We faced the same issues at my work. Working in a large corporation means many chefs spoiling the broth. It also means that different projects need different approaches. I am happy to give Internet Explorer users a plain HTML page with a bit of CSS and enhance for more capable environments. But not everybody has that freedom – for them a high-quality experience on that browser is the main goal. Everything else isn’t part of the product time buffer and needs to be added on the sly. Different needs for different projects.
Damage control
That said, we didn’t want to allow low-quality products to get out of the door. Often us in the inner circle of the “modern web” preach about best practices. Then some marketing web site by your company makes you look silly because it violates them. We needed a way to evaluate the quality of a project and get a report out of it. We also needed explanations why some of the problems we have with the product are real issues. And we needed documentation explaining how to fix these issues.

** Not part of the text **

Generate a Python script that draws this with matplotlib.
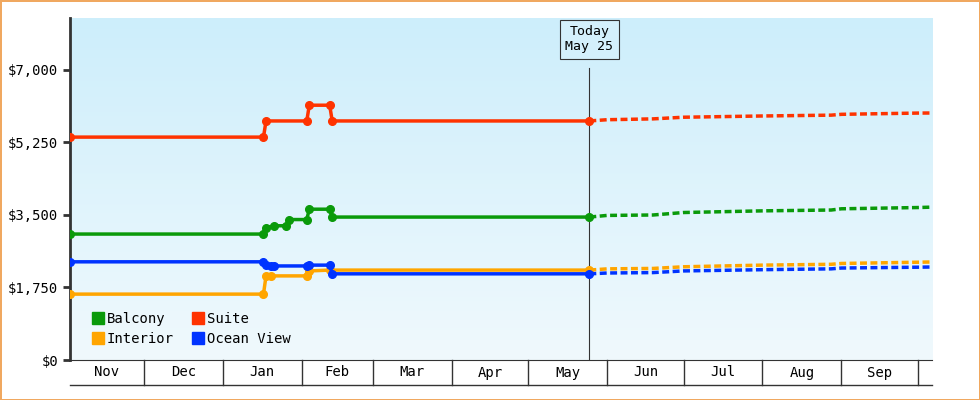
import numpy as np
import matplotlib.pyplot as plt
from matplotlib.colors import LinearSegmentedColormap

# days counted from Nov 1
months = ["Nov", "Dec", "Jan", "Feb", "Mar", "Apr", "May", "Jun", "Jul", "Aug", "Sep"]
month_starts = [1, 30, 61, 92, 120, 151, 181, 212, 242, 273, 304, 334]
today = 205
x_start = 1
x_end = 339.6

# price history (day, value) vertices
balcony_d = [1, 77, 78, 81, 86, 87, 94, 95, 103, 104, 205]
balcony_v = [3040, 3040, 3190, 3240, 3240, 3390, 3390, 3640, 3640, 3450, 3450]
suite_d = [1, 77, 78, 94, 95, 103, 104, 205]
suite_v = [5380, 5380, 5770, 5770, 6150, 6150, 5770, 5770]
ocean_d = [1, 77, 78, 80, 81, 94, 95, 103, 104, 205]
ocean_v = [2370, 2370, 2290, 2270, 2270, 2270, 2290, 2290, 2080, 2080]
interior_d = [1, 77, 78, 80, 94, 95, 103, 205]
interior_v = [1590, 1590, 2030, 2030, 2030, 2150, 2170, 2170]

# projections
proj_d = [205, 212, 230, 242, 273, 300, 304, 334, 339.6]
balcony_p = [3450, 3490, 3500, 3560, 3600, 3620, 3650, 3680, 3690]
suite_p = [5770, 5800, 5820, 5860, 5890, 5910, 5930, 5960, 5962]
ocean_p = [2080, 2100, 2110, 2150, 2180, 2200, 2220, 2240, 2245]
interior_p = [2170, 2200, 2210, 2250, 2290, 2310, 2330, 2360, 2366]

series = [
    ("Balcony", "#0a9a0a", balcony_d, balcony_v, balcony_p),
    ("Interior", "#ffa500", interior_d, interior_v, interior_p),
    ("Suite", "#ff3300", suite_d, suite_v, suite_p),
    ("Ocean View", "#0033ff", ocean_d, ocean_v, ocean_p),
]

plt.rcParams['font.family'] = ['DejaVu Sans Mono']
fig = plt.figure(figsize=(9.8, 4), dpi=100)
fig.patch.set_edgecolor("#f0a860")
fig.patch.set_linewidth(2)
ax = fig.add_axes([70 / 980, 40 / 400, 862 / 980, 342 / 400])
ax.set_xlim(x_start, x_end)
ax.set_ylim(0, 8255)

# gradient background
grad = np.linspace(0, 1, 256).reshape(-1, 1)
cm = LinearSegmentedColormap.from_list("bg", ["#f0f9fd", "#cdeefb"])
ax.imshow(grad, cmap=cm, aspect="auto", extent=[x_start, x_end, 0, 8255], origin="lower", zorder=0)

for name, col, d, v, p in series:
    ax.plot(d, v, color=col, lw=2.5, marker="o", ms=5.5, zorder=3)
    ax.plot(proj_d, p, color=col, lw=2.5, ls=(0, (2, 1)), zorder=3)
    ax.plot([], [], color=col, marker="s", ls="none", ms=9, label=name)

ax.axvline(today, ymax=(8255 - 1200) / 8255, color="#333", lw=0.8, zorder=2)
ax.text(today, 7740, "Today\nMay 25", ha="center", va="center", fontsize=9.5,
        bbox=dict(boxstyle="square,pad=0.4", fc="#d4f0fc", ec="#333", lw=0.8), zorder=4)

ax.set_yticks([0, 1750, 3500, 5250, 7000])
ax.set_yticklabels(["$0", "$1,750", "$3,500", "$5,250", "$7,000"], fontsize=10)
ax.tick_params(axis="y", length=5, width=2, color="#333")
ax.set_xticks([])
for s in ["top", "right"]:
    ax.spines[s].set_visible(False)
ax.spines["left"].set_linewidth(2)
ax.spines["left"].set_color("#333")
ax.spines["bottom"].set_color("#333")

# month band below axis
trans = ax.get_xaxis_transform()
hb = -25 / 342
ax.plot([x_start, x_end], [hb, hb], transform=trans, color="#333", lw=1, clip_on=False)
for b in month_starts[1:]:
    ax.plot([b, b], [0, hb], transform=trans, color="#333", lw=1, clip_on=False)
for i, m in enumerate(months):
    mid = (month_starts[i] + month_starts[i + 1]) / 2
    ax.text(mid, hb / 2, m, transform=trans, ha="center", va="center", fontsize=10)

ax.legend(loc="lower left", ncol=2, frameon=False, fontsize=10, handletextpad=0.2,
          columnspacing=1.4, labelspacing=0.45, borderaxespad=0.6, handlelength=0.8,
          bbox_to_anchor=(0.01, 0.0))

fig.savefig("out.png", dpi=100, edgecolor=fig.get_edgecolor())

This is when we created a product that does all that. It is a scanner that loads a URL and tests all kind of things it returns. It uses third party tools to test for security and accessibility issues and is available open source on GitHub. As we don’t want this to be just a thing of my company, we donated the code to the JS foundation.
At first, we called the product Sonar. That was a copyright issue. So we renamed it to Sonarwhal. It had some success, and then more naming clashing issues cropped up. Furthermore, people didn’t seem to get it.
Today, we released a new, rebranded version of the tool. It is now called Webhint and you can find it on GitHub, use it at webhint.io or use it as a node module using npm, yarn or whatever other package installer you want to use.
The simplest use case is this:
- Go to webhint.io Enter the URL you want to test
- Wait a bit till all the hints came back
- Get a report explaining all the things that are sub-optimal to dangerous. You don’t only get the error messages, but detailed explanation what these mean and how to fix the issues.
By default webhint tests for these features of great web products: Performance, Accessibility, Browser Interoperability, Security, Sensible configuration of build tools and PWA Readiness.
Make up your own tests checking what matters to your product
Whilst this is great, it doesn’t solve all the issues we listed earlier. It is a great testing tool, but it has its own opinions and you can’t change them.
- What if your tool doesn’t need to be PWA ready?
- What if performance is less of an issue as you run on an intranet behind a firewall?
- What if you can’t access webhint.io as you are working in a closed network?
- What if you don’t use a browser at all but you also want to test a lot of documents for these quality features?
This is where the node version of webhint comes in. You can get it and install it with npm (and others, of course). The package name is hint .
That way you can not only scan a URL from the command line, but you can also configure it to your needs. You can define your own hints to test against and turn the out-of-the-box ones on and off. You can turn off the ones reliant on third party scanners. You can even have different configurations for each project.
With the release today of webhint, we took what was Sonarwhal and made it faster, smaller and easier to use. The command line version now has a default setting and adding and removing hints is a lot easier. The startup time and the size of webhint is much smaller and things should be much smoother.
So go and read up on the official release of Webhint, dive into the documentation or just do some trial scans. You’ll be surprised how many things you find that can have a huge problematic impact but are relatively easy to fix.
I hope that a tool like webhint, without fixed opinions and customisable to many different needs whilst still creating readable and understandable reports can help us make a better web. Watch this space, there is a lot more to come.